German mathematician (born 1977)

Kathrin Bringmann (born 8 May 1977) is a German number theorist in the University of Cologne, Germany, who has made fundamental contributions to the theory of mock theta functions.

==Education and career==

Kathrin Bringmann was born on 8 May 1977, in Muenster, Germany. She passed the State Examinations in Mathematics and Theology at the University of Würzburg, Germany, in 2002, and obtained a Diploma in Mathematics at Würzburg in 2003. She received PhD in 2004 from University of Heidelberg under the supervision of Winfried Kohnen.

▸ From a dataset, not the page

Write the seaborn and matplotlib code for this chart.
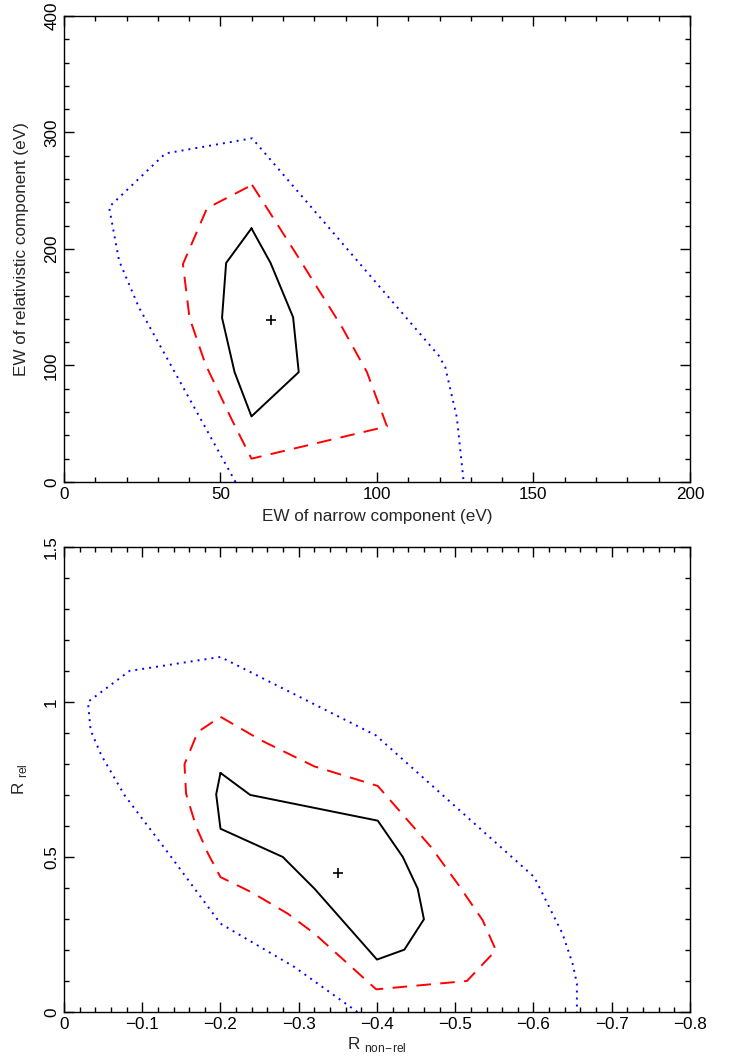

During 2004–07, she was Edward Burr Van Vleck Assistant Professor with the University of Wisconsin where she began her collaboration with Ken Ono. After briefly serving as an assistant professor at the University of Minnesota, she joined the University of Cologne, Germany, as Professor.

==Recognition==
Bringmann has been awarded the Alfried Krupp-Förderpreis for Young Professors, a one-million-Euro prize instituted by the Alfried Krupp von Bohlen und Halbach Foundation. She is the third mathematician to win this prize. She has also been awarded the SASTRA Ramanujan Prize in 2009 for her contributions to "areas of mathematics influenced by the genius Srinivasa Ramanujan."

She was the Emmy Noether Lecturer of the German Mathematical Society in 2015.

A book by Bringmann with Amanda Folsom, Ken Ono, and Larry Rolen, Harmonic Maass Forms and Mock Modular Forms: Theory and Applications (Amer. Math. Soc., 2018), won the 2018 Prose Award for Best Scholarly Book in Mathematics from the Association of American Publishers.